Commissioner Strand said the issue that there has not been an agreement since 1979 needs to be addressed; however, a contemporary agreement is certainly needed. The City has to honor the intention of the agreement, he said, which would be that the MAA act autonomously but under the auspices of the City and they are employees of the City. He said wages and salaries go through the City; therefore, how can the Board separate out one employee from the rest.

Mr. Johnson said his advice is to move forward with the discussion in Executive Session about the MOU and how to structure employment. There are options to make the structure simpler with a clear line of authority in terms of pay, he said.

Mayor Mahoney said the issue is the Executive Director’s compensation and no other changes for other employees was discussed. He said he cannot act on his own, there needs to be discussion due to the fact that no one has touched this for 50 years.

Commissioner Gehrig said the Board and the MAA are two public entities, the public should hear it and he does not want to go into Executive Session. He said many of the problems stem from that the fact that the Board has been hearing from one person at a time and that has not been productive.

Commissioner Grindberg asked if an Executive Session is really needed if there are already two recommendations and he does not know what could be accomplished in an Executive Session.

Mayor Mahoney said the Commissioners need to weigh in, as he does not want to negotiate for something the Commissioners do not want.

Retired Major General Mike Haugen, Vice Chairman of the MAA, said the Board needs to look at the statute, which states that the MAA hires and sets salaries. It is not the City’s money, he said, it is the MAA’s money that pays for all of the employees at the airport and that money comes from parking fees. The MAA’s money is a separate account, he said, and is reimbursed to the City for all of those paychecks. He said the 2-mills that are worth a million dollars is for other operating expenses at the airport.

Commissioner Piepkorn said the MAA’s attitude is to say this is not the taxpayer’s money; it is “their” money. He said the payment of Mr. Dobberstein is the public’s money. The MAA is not accountable to anybody, he said, and it is their attitude that this is “our” parking revenue and they can spend it however they like and that it is incorrect.

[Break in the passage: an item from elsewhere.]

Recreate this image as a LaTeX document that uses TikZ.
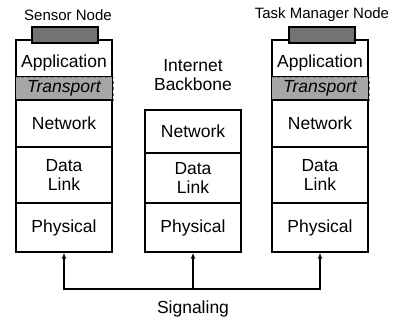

Mr. Haugen said the way the money is collected has nothing to do with taxpayers; it is fees people pay to park. He said if the MAA were to have a personnel firm print payroll checks, there would be no money transferred to the City, employees would be paid with MAA funds. He said the MAA is accountable to the City and the Executive Director has not had a pay raise in several years. Prior to his own appointment to the MAA, he said, the City found a way to give Mr. Dobberstein a raise by giving him a car and phone allowance. The demand for a great airport executive director is high, he said, and the MAA is trying to retain Mr. Dobberstein. He said look at supply and demand and look at what Mr. Dobberstein has done with FedEx and UPS, the number of jobs provided, the number of freight operations is more than passenger operations and Mr. Dobberstein is bringing in a great deal of money to the region. In regards to the MOU for hiring personnel, the Federal Aviation Administration (FAA) has control over that, he said. The MAA went from $50,000.00 payments to the City to $90,000.00, he said; however, the FAA has not approved it.

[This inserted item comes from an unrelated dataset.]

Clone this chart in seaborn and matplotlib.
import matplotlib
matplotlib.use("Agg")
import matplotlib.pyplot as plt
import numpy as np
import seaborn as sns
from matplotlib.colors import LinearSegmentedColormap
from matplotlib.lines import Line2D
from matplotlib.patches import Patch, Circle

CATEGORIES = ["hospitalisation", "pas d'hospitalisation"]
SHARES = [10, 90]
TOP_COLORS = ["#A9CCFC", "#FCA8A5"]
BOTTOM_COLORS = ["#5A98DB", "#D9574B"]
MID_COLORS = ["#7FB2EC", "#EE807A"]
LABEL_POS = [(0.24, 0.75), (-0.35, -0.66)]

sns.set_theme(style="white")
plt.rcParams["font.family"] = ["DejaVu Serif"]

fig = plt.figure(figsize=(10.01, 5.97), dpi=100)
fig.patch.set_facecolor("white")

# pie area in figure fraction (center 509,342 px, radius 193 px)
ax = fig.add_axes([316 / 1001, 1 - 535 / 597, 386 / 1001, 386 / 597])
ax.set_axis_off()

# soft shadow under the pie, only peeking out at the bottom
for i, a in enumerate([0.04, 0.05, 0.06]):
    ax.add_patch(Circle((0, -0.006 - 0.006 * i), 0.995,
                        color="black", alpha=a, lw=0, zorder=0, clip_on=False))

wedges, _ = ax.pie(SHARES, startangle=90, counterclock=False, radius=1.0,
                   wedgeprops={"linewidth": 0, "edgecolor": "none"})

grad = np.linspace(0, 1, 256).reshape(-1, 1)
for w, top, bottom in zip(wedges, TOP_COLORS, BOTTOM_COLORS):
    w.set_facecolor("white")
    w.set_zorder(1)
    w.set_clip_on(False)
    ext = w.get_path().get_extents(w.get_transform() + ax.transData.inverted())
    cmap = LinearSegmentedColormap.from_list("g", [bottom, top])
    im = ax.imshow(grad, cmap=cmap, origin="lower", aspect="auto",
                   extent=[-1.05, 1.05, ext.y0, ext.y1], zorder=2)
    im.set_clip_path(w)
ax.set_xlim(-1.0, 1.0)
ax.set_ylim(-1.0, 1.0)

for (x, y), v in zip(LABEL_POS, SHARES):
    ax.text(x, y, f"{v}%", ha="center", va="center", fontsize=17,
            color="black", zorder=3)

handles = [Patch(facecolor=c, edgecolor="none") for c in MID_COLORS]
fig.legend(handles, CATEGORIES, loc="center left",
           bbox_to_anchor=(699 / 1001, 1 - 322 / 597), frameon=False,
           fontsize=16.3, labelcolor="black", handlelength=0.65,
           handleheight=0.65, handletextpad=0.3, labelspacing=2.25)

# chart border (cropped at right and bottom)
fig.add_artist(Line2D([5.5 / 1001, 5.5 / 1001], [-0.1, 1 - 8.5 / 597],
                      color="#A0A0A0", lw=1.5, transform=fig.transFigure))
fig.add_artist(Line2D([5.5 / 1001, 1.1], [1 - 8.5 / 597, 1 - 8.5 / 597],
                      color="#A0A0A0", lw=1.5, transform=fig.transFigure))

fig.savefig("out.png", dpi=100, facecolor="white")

Mayor Mahoney said Mr. Dobberstein’s salary in the past 10 years has gone from $98,000.00 to more than $150,000.00 with steps, grades and COLAs.

Mr. Haugen said Mr. Dobberstein’s salary has not kept up with his peers.

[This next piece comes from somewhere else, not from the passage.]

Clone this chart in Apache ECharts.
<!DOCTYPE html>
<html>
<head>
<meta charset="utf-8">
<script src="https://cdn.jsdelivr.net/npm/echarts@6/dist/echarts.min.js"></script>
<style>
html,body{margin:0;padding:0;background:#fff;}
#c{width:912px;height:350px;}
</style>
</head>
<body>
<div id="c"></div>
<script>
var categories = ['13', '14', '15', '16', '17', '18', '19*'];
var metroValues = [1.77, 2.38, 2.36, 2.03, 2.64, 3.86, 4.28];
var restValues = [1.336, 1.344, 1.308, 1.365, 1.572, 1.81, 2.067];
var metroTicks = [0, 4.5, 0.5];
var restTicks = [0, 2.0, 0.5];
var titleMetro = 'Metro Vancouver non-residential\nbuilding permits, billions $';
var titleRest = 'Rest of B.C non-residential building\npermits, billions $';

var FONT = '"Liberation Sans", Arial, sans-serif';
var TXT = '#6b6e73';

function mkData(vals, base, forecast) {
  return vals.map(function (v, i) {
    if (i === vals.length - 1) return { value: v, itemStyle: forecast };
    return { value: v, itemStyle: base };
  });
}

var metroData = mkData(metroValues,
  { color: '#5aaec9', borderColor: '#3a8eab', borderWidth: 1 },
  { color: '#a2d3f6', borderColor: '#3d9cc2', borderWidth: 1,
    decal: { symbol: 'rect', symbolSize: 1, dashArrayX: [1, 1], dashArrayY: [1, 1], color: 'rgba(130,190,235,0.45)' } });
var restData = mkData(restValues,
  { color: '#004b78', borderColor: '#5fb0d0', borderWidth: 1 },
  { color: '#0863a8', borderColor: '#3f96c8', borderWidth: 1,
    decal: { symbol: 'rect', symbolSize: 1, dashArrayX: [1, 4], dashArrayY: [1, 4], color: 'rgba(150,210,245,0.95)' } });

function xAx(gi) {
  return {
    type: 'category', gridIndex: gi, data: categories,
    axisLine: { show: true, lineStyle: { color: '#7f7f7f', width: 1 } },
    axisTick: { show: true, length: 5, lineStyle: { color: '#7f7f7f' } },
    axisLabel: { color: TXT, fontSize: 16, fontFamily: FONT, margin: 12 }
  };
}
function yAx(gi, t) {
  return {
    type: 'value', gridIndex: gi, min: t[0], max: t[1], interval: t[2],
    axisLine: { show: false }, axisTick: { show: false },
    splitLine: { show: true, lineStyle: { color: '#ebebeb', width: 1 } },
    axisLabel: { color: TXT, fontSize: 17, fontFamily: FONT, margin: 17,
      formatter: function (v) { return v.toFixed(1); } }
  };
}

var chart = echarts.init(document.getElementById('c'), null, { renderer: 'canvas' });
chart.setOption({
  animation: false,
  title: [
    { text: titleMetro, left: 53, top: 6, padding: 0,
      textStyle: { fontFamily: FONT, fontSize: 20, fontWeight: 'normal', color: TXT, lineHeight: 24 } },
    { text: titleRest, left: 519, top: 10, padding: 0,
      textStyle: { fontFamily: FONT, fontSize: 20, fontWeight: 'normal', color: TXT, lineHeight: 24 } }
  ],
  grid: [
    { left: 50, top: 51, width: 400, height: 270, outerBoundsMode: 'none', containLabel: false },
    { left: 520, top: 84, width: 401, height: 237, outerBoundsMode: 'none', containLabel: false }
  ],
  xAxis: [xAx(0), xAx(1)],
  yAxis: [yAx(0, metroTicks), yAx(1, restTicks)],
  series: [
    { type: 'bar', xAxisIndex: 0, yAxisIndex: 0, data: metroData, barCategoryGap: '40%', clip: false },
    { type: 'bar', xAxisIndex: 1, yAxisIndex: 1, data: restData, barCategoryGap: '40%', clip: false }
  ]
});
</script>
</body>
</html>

Commissioner Strand said everyone is on the same team and the MAA is appreciated. He said during the last budget cycle, there was a 2 percent raise that all employees received. He said this needs to be depersonalized, it does not matter who the Executive Director is. The Board was recently approached by the Fire Department, he said, who say that they are not at the same levels as other firefighters in the region, and that is a whole department. He said the Board needs to treat everyone the same and he is not sure it is wise that the Board takes one position and treats it differently. He said what all of this boils down to is the salary of the Executive Director and the City and the MAA have been operating without a MOU for decades.

Tammy Linn, a member of the MAA, said when she was named to the MAA she questioned the MOU and the lack of updates. She said the MOU is the crux of the issue and according to State Statute the MAA is an independent entity. She wants to follow the rules, she said, and whether it is Information Technology services or whatever, there needs to be an MOU regardless of salaries. She said “Plan B” was the MAA’s redlined plan and the MAA received an AG opinion, who said to get an MOU that works for both entities and the FAA.

Commissioner Piepkorn moved the Commissioners meet in Executive Session to discuss strategy and to provide negotiating instructions and also to consult with attorneys regarding a possible agreement between the City and the Municipal Airport Authority, said Executive Session being necessary due to the fact that a negative fiscal effect on the bargaining position of the City would result if discussions regarding such negotiations were to occur in an open meeting, said Executive Session being authorized by North Dakota Century Code Section 44-04-19.1 subsections 2 and 9.

Second by Strand. On call of the roll Commissioners Piepkorn, Strand, Grindberg and Mahoney voted aye.
Commissioner Gehrig voted nay.
The motion was declared carried.
At 6:44 o’clock p.m., the Board moved to the River Room to discuss said matter in Executive Session.
Members present were: Gehrig, Grindberg, Piepkorn, Strand and Mahoney.

The Executive Session closed at 7:10 p.m. and the meeting reconvened in public session at 7:12 o’clock p.m.

Commissioner Grindberg moved that the Board adjourn to 5:00 o’clock p.m., Monday, December 3, 2018.

Second by Piepkorn. All the Commissioners voted aye and the motion was declared carried.
The time at adjournment was 7:14 o’clock p.m.